In case you are wondering about the photo, this is a man making filo type pastry in Peja, Kosovo. He stretches it over the roller, then bounces it to stretch it some more on the white table in front, which is actually not a table but a frame with some canvas (?) stretched over it like a drum, with a liberal coating of flour. The photo was taken on my mobile phone, so excuse the bad quality and lack of border when I posted it. We didn't get to see what he turned it into. We couldn't speak Albanian to find out, and unusually, there was no one passing by, who spoke a bit of English, who could answer our questions.
Insert Map
This seems the point to use the offered Windows Map, which is a free offering, to explain where Kosovo is. But unfortunately, the world according to Microsoft does not include Europe. Maybe the fines are beginning to hurt. It seems a bit of an afterthought. There's no taskbar button and it's just stuck on the end of the insert menu.
Spelling check
On the preferences, you can make sure you spellcheck before you post. I don't think I tried the spellchecker, if there was one, on Performancing.
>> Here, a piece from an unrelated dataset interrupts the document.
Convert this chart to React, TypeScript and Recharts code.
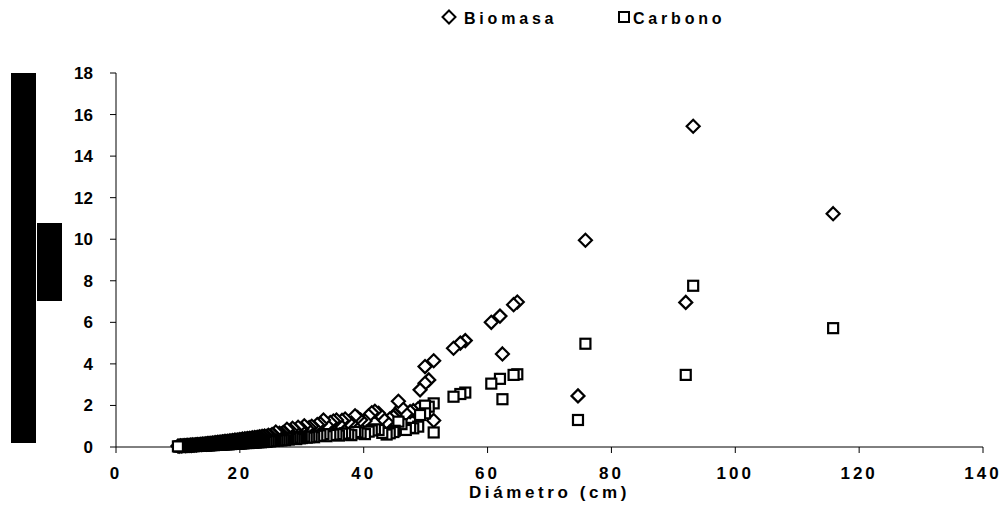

True to form, the first spelling error it found in this post was "Firefox", not in the dictionary! It also didn't recognise countries or common blogging terms. Strangely, if you ignore them, then they seem to be ignored next time, as if they were already in the dictionary. Even more irritating is that it insists on American spelling. OK it's only beta.
Preferences
There are preferences for Writer (spelling and publishing) Blog this (some things not at all clear to me, instantly, but look like they are intended as a bookmarker like del.icio.us or diigo) a Plug In option (with an error page when you go to look for them) Web proxy server (for those who blog at work?) and a ping server (which you have to fill in yourself).
Tags
Microsoft has decided tags are called key words, which took me a bit to realise, but no reminder to include them before posting which would be helpful. But then Typepad doesn't either.
Comments and trackbacks
There is a window at the bottom which opens to set these individually or with a default. It's not clear what the default is, or where you set it.
Posting
I didn't experience any problems the first time, but the second time I got an error message about the categories and it just didn't post. The third time, I removed the categories and it still didn't post. The error was Server Error 500 Occurred
Invalid entry ID '12179008' setPostCategories
Summary
As an offline blogging tool, it seems to work. It's really nice to be able to blog with the right layout, style and colours. The help is non-existent but that maybe because I didn't install the toolbar, but I didn't really need it except for the fiddly bits.
On the other hand, that's all you can say. There are some things missing, and nothing special on offer. It's just a wordprocessor for blogs after all. And you don't expect much innovation from Microsoft.
But in the end if it doesn't post properly first time, what use is it to anyone? I had to cut and paste this into Typepad to post it.